All NMR measurements were made with a PM5 NMR-MOUSE (B₀ = 0.4 T) operated by a Kea2 spectrometer (Magritek, Ltd., Wellington, New Zealand). An initial CPMG [13,14] sequence was run on each slide to center the magnet to find the most signal. The B₁ frequency was adjusted by a maximum of 50 kHz (~50 μm) to center the maximum signal in the acquisition window. (The rf coil has a bandwidth of ~350 kHz, so these adjustments do not substantially affect the coil sensitivity). This short CPMG had 512 scans, a 1 μs dwell time and 128 complex points. Subsequently, a final CPMG was run for data collection with 4096 scans, 10 μs dwell time, and 32 complex points with all other parameters staying constant between slides. NMR measurements were taken directly after curing to minimize outside factors, such as extra exposure to UV light.

4.3. FTIR Measurements

FTIR data were collected using a Digital Labs FTS 7000 ATR-FTIR (Varian, Inc., Palo Alto, CA, USA). The samples were made of PEGDA with 2% HCPK and 2% PPh₃ (w/w) and were prepared in the same manner as those for NMR data collection.

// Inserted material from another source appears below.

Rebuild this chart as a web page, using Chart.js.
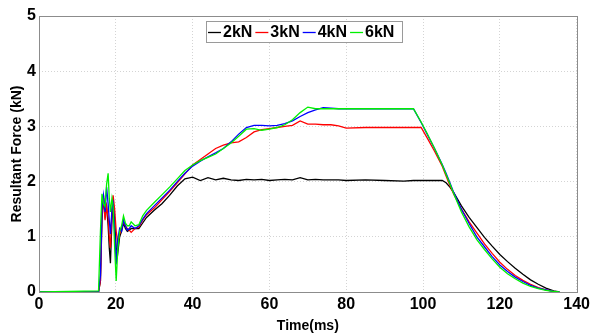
<!DOCTYPE html>
<html>
<head>
<meta charset="utf-8">
<script src="https://cdn.jsdelivr.net/npm/chart.js@4"></script>
<style>
  html, body { margin: 0; padding: 0; background: #fff; }
  #wrap { width: 593px; height: 336px; position: relative; }
</style>
</head>
<body>
<div id="wrap"><canvas id="forceChart"></canvas></div>
<script>
// time axis (ms), shared by all four loads
const timeMs = [0, 15.5, 16.0, 16.4, 16.8, 17.2, 17.6, 18.0, 18.3, 18.6, 19.0, 19.3, 19.7, 20.1, 20.5,
    21.0, 21.5, 22.0, 22.5, 23.0, 23.5, 24.0, 25, 26, 27, 28, 30, 32, 34, 36, 38, 40, 42, 44, 46, 48,
    50, 52, 54, 56, 58, 60, 62, 64, 66, 68, 70, 72, 74, 76, 78, 80, 85, 90, 95, 97.5, 99.5, 101, 103,
    105, 106, 107, 108, 110, 112, 114, 116, 118, 120, 122, 124, 126, 128, 130, 132, 134, 135.5];

// resultant force (kN)
const force2kN = [0, 0, 0.2, 1.3, 1.7, 1.4, 1.55, 1.2, 0.8, 0.52, 1.3, 1.6, 1.3, 0.8, 0.7,
    1.0, 1.1, 1.25, 1.15, 1.1, 1.12, 1.15, 1.15, 1.15, 1.25, 1.35, 1.48, 1.6, 1.75, 1.92, 2.05, 2.08, 2.02, 2.07, 2.03, 2.06,
    2.03, 2.02, 2.04, 2.03, 2.04, 2.02, 2.03, 2.04, 2.03, 2.07, 2.03, 2.04, 2.03, 2.03, 2.03, 2.02, 2.03, 2.02, 2.01, 2.02, 2.02, 2.02, 2.02,
    2.02, 1.98, 1.9, 1.8, 1.56, 1.35, 1.17, 0.99, 0.83, 0.68, 0.55, 0.43, 0.32, 0.22, 0.14, 0.07, 0.02, 0];
const force3kN = [0, 0, 0.2, 1.4, 1.75, 1.3, 1.55, 1.35, 1.0, 0.8, 1.5, 1.75, 1.5, 1.1, 0.9,
    1.05, 1.15, 1.28, 1.2, 1.15, 1.12, 1.08, 1.15, 1.18, 1.3, 1.4, 1.52, 1.67, 1.82, 1.98, 2.14, 2.3, 2.4, 2.5, 2.6, 2.66,
    2.7, 2.72, 2.8, 2.9, 2.94, 2.96, 2.98, 3.0, 3.02, 3.1, 3.04, 3.04, 3.03, 3.03, 3.01, 2.97, 2.98, 2.98, 2.98, 2.98, 2.98, 2.8, 2.55,
    2.28, 2.1, 1.93, 1.77, 1.5, 1.27, 1.07, 0.87, 0.7, 0.54, 0.41, 0.3, 0.21, 0.14, 0.08, 0.04, 0.01, 0];
const force4kN = [0, 0, 0.3, 1.5, 1.75, 1.45, 1.9, 1.6, 1.3, 1.05, 1.5, 1.6, 1.1, 0.5, 0.95,
    1.15, 1.1, 1.3, 1.2, 1.12, 1.15, 1.2, 1.15, 1.2, 1.32, 1.42, 1.56, 1.7, 1.84, 2.0, 2.15, 2.28, 2.37, 2.45, 2.52, 2.6,
    2.72, 2.86, 2.98, 3.02, 3.02, 3.01, 3.02, 3.05, 3.1, 3.18, 3.25, 3.3, 3.34, 3.33, 3.32, 3.32, 3.32, 3.32, 3.32, 3.32, 3.07, 2.87, 2.6,
    2.31, 2.15, 1.98, 1.8, 1.5, 1.24, 1.0, 0.82, 0.64, 0.49, 0.37, 0.27, 0.19, 0.12, 0.07, 0.04, 0.01, 0];
const force6kN = [0, 0.02, 1.1, 1.78, 1.6, 1.55, 1.95, 2.15, 1.7, 1.45, 1.7, 1.55, 0.8, 0.2, 0.75,
    1.1, 1.2, 1.38, 1.25, 1.2, 1.2, 1.27, 1.2, 1.22, 1.38, 1.48, 1.62, 1.76, 1.9, 2.05, 2.2, 2.3, 2.38, 2.44, 2.5, 2.6,
    2.7, 2.82, 2.95, 2.96, 2.93, 2.95, 2.98, 3.03, 3.12, 3.25, 3.35, 3.32, 3.32, 3.32, 3.32, 3.32, 3.32, 3.32, 3.32, 3.32, 3.08, 2.88, 2.6,
    2.3, 2.13, 1.96, 1.78, 1.45, 1.18, 0.95, 0.77, 0.6, 0.45, 0.33, 0.24, 0.16, 0.1, 0.06, 0.03, 0.01, 0];

const seriesLabels = ['2kN', '3kN', '4kN', '6kN'];
const seriesValues = [force2kN, force3kN, force4kN, force6kN];
const seriesColors = ['#000000', '#ff0000', '#0000ff', '#00f000'];

const xTicks = [0, 20, 40, 60, 80, 100, 120, 140];
const yTicks = [0, 1, 2, 3, 4, 5];

const font = "'Liberation Sans', Arial, sans-serif";

function toPoints(values) {
    return values.map((v, i) => ({ x: timeMs[i], y: v }));
}

// box round the plot area and the inline legend
const framePlugin = {
    id: 'frame',
    afterDraw(chart) {
        const { ctx, chartArea: a } = chart;
        ctx.save();
        ctx.strokeStyle = '#8c8c8c';
        ctx.lineWidth = 1;
        ctx.strokeRect(Math.round(a.left) + 0.5, Math.round(a.top) + 0.5,
            Math.round(a.right - a.left), Math.round(a.bottom - a.top));

        // legend
        const lx = 206, ly = 21, lw = 196, lh = 21;
        ctx.fillStyle = '#fff';
        ctx.fillRect(lx, ly, lw, lh);
        ctx.strokeStyle = '#9a9a9a';
        ctx.strokeRect(lx + 0.5, ly + 0.5, lw, lh);
        ctx.font = 'bold 16px ' + font;
        ctx.textBaseline = 'middle';
        let x = lx + 2;
        const cy = ly + lh / 2 + 1;
        chart.data.datasets.forEach(ds => {
            ctx.strokeStyle = ds.borderColor;
            ctx.lineWidth = 1.3;
            ctx.beginPath();
            ctx.moveTo(x, cy);
            ctx.lineTo(x + 13, cy);
            ctx.stroke();
            x += 15;
            ctx.fillStyle = '#000';
            ctx.fillText(ds.label, x, cy);
            x += ctx.measureText(ds.label).width + 3;
        });
        ctx.restore();
    }
};

const chart = new Chart(document.getElementById('forceChart'), {
    type: 'line',
    data: {
        datasets: seriesLabels.map((label, i) => ({
            label: label,
            data: toPoints(seriesValues[i]),
            borderColor: seriesColors[i],
            backgroundColor: seriesColors[i],
            borderWidth: 1.3,
            pointRadius: 0,
            tension: 0,
            order: seriesLabels.length - i
        }))
    },
    options: {
        responsive: true,
        maintainAspectRatio: false,
        animation: false,
        layout: { padding: { top: 16, right: 13, left: 0, bottom: 0 } },
        plugins: {
            legend: { display: false },
            tooltip: { enabled: false }
        },
        scales: {
            x: {
                type: 'linear',
                min: 0,
                max: 140,
                afterBuildTicks: s => { s.ticks = xTicks.map(v => ({ value: v })); },
                afterFit: s => { s.height = 44; },
                ticks: {
                    autoSkip: false,
                    maxRotation: 0,
                    padding: 3,
                    color: '#000',
                    font: { family: font, size: 16, weight: 'bold' }
                },
                grid: { color: '#d4d4d4', drawTicks: false },
                border: { display: false, dash: [1, 2] },
                title: {
                    display: true,
                    text: 'Time(ms)',
                    color: '#000',
                    padding: { top: 0, bottom: 1 },
                    font: { family: font, size: 14, weight: 'bold' }
                }
            },
            y: {
                min: 0,
                max: 5,
                afterBuildTicks: s => { s.ticks = yTicks.map(v => ({ value: v })); },
                afterFit: s => { s.width = 39; },
                ticks: {
                    autoSkip: false,
                    padding: 3,
                    color: '#000',
                    font: { family: font, size: 16, weight: 'bold' }
                },
                grid: { color: '#d4d4d4', drawTicks: false },
                border: { display: false, dash: [1, 2] },
                title: {
                    display: true,
                    text: 'Resultant Force (kN)',
                    color: '#000',
                    padding: { top: 9, bottom: 0 },
                    font: { family: font, size: 14, weight: 'bold' }
                }
            }
        }
    },
    plugins: [framePlugin]
});
</script>
</body>
</html>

A blank microscope slide was used for the background scan; all measurements were made from 600 cm⁻¹ to 2000 cm⁻¹ with 1 cm⁻¹ resolution for 64 scans.

4.4. Data Processing

All data processing was performed in Matlab (Mathworks, Inc., Natick, MA, USA) using custom processing scripts. These scripts for importing and Fourier transforming the NMR data were made in house and are available at the institutional repository of the corresponding author. Inverse Laplace transformation was also performed in Matlab using scripts provided by Petrik Galvosas (University of Wellington, New Zealand) [25].